◆ TASK STATEMENT ◆
Please return exactly the run of lines that begins with the line containing "Clone this chart in Apache ECharts." and ends with the line containing "var font = 'Open Sans';", pictures excluded.
========================================================================
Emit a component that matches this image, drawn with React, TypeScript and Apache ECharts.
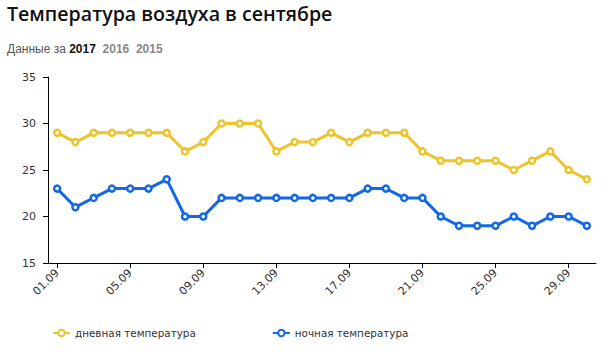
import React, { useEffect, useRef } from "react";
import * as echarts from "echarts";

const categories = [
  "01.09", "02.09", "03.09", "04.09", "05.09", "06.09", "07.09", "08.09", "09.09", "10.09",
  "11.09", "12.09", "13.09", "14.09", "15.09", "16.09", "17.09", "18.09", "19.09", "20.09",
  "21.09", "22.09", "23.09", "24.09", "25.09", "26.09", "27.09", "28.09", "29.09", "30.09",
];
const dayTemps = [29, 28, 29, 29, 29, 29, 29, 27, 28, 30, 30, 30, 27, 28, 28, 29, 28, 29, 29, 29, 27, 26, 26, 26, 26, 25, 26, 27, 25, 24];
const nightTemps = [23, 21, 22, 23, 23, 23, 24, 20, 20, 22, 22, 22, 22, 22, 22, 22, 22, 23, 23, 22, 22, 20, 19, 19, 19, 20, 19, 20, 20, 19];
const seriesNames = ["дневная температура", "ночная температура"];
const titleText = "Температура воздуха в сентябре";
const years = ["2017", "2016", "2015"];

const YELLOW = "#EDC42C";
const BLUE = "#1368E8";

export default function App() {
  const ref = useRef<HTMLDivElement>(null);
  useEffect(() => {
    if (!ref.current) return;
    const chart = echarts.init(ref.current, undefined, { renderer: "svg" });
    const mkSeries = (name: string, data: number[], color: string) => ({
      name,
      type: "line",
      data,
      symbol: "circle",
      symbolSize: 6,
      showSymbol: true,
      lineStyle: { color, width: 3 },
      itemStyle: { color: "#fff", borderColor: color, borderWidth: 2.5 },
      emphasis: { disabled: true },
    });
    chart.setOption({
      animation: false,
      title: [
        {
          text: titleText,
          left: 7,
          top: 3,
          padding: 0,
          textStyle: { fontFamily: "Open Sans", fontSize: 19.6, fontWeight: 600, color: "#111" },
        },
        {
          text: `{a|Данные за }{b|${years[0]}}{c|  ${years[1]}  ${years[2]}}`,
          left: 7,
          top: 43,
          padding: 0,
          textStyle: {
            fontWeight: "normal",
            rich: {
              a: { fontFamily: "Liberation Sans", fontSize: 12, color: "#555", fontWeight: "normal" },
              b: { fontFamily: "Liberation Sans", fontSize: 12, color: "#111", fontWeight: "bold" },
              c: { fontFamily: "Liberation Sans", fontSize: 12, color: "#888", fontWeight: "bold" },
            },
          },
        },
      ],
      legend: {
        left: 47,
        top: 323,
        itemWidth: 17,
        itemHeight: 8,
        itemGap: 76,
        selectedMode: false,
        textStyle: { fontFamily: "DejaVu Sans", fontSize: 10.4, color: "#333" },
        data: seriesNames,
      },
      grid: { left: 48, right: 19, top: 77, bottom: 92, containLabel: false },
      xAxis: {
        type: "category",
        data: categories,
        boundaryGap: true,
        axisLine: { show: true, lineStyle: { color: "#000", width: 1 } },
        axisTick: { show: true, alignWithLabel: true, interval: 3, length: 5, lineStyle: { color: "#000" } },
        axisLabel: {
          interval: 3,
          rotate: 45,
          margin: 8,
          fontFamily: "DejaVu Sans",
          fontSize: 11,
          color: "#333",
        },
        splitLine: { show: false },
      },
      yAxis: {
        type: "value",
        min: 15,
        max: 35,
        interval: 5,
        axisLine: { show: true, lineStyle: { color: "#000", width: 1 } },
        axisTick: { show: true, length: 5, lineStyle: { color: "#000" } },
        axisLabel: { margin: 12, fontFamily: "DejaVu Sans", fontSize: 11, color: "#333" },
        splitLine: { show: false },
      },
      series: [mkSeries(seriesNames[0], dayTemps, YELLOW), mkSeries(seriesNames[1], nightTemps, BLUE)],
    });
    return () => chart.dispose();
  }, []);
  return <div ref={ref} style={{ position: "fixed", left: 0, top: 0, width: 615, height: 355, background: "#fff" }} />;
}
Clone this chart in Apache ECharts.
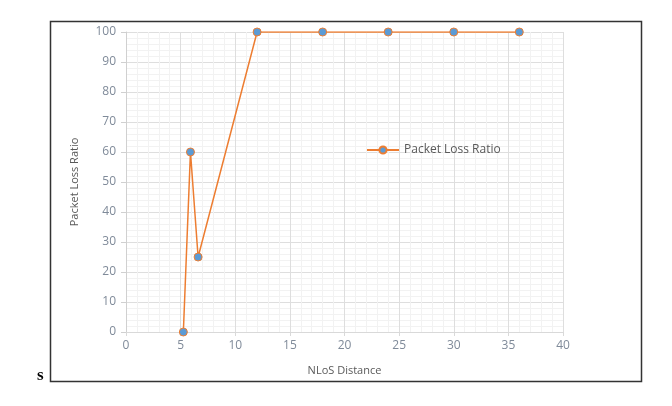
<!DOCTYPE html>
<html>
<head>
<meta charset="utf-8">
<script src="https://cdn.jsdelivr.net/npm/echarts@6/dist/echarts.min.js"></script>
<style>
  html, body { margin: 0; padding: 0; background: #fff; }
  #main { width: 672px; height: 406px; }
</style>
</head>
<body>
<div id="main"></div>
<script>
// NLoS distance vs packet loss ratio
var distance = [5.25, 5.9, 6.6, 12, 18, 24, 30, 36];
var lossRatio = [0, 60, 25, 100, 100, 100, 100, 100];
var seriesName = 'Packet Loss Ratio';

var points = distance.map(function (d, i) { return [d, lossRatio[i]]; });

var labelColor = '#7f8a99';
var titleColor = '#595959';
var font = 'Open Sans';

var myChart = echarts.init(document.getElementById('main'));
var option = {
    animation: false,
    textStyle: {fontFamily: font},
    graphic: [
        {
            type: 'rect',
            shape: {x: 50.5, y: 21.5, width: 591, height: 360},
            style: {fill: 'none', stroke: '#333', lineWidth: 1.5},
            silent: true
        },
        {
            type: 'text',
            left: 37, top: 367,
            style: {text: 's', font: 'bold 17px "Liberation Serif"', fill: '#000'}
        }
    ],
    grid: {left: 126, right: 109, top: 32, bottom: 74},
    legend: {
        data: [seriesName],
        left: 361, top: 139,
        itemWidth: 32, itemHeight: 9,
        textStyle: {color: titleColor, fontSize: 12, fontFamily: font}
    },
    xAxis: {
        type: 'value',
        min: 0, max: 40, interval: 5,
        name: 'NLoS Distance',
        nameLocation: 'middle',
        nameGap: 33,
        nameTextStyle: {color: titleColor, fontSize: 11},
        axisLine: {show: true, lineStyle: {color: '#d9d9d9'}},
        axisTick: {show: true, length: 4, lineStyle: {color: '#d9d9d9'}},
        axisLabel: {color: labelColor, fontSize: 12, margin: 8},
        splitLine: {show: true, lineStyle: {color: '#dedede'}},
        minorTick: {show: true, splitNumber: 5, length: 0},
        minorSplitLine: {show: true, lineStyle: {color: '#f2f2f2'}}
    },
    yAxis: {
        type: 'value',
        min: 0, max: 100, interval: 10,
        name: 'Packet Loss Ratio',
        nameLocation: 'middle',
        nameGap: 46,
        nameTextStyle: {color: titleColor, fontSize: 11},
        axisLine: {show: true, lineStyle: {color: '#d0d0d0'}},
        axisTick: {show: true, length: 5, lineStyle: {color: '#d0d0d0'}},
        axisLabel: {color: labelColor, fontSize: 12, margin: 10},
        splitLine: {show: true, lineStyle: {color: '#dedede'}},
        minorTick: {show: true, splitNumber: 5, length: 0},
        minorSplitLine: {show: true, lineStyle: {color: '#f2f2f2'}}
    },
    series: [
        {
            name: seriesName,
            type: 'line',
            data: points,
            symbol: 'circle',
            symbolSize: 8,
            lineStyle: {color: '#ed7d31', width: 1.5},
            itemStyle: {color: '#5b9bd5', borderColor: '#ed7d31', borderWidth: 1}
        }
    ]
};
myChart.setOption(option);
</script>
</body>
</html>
========================================================================
◆ WRITTEN RESPONSE ◆
Clone this chart in Apache ECharts.
<!DOCTYPE html>
<html>
<head>
<meta charset="utf-8">
<script src="https://cdn.jsdelivr.net/npm/echarts@6/dist/echarts.min.js"></script>
<style>
  html, body { margin: 0; padding: 0; background: #fff; }
  #main { width: 672px; height: 406px; }
</style>
</head>
<body>
<div id="main"></div>
<script>
// NLoS distance vs packet loss ratio
var distance = [5.25, 5.9, 6.6, 12, 18, 24, 30, 36];
var lossRatio = [0, 60, 25, 100, 100, 100, 100, 100];
var seriesName = 'Packet Loss Ratio';

var points = distance.map(function (d, i) { return [d, lossRatio[i]]; });

var labelColor = '#7f8a99';
var titleColor = '#595959';
var font = 'Open Sans';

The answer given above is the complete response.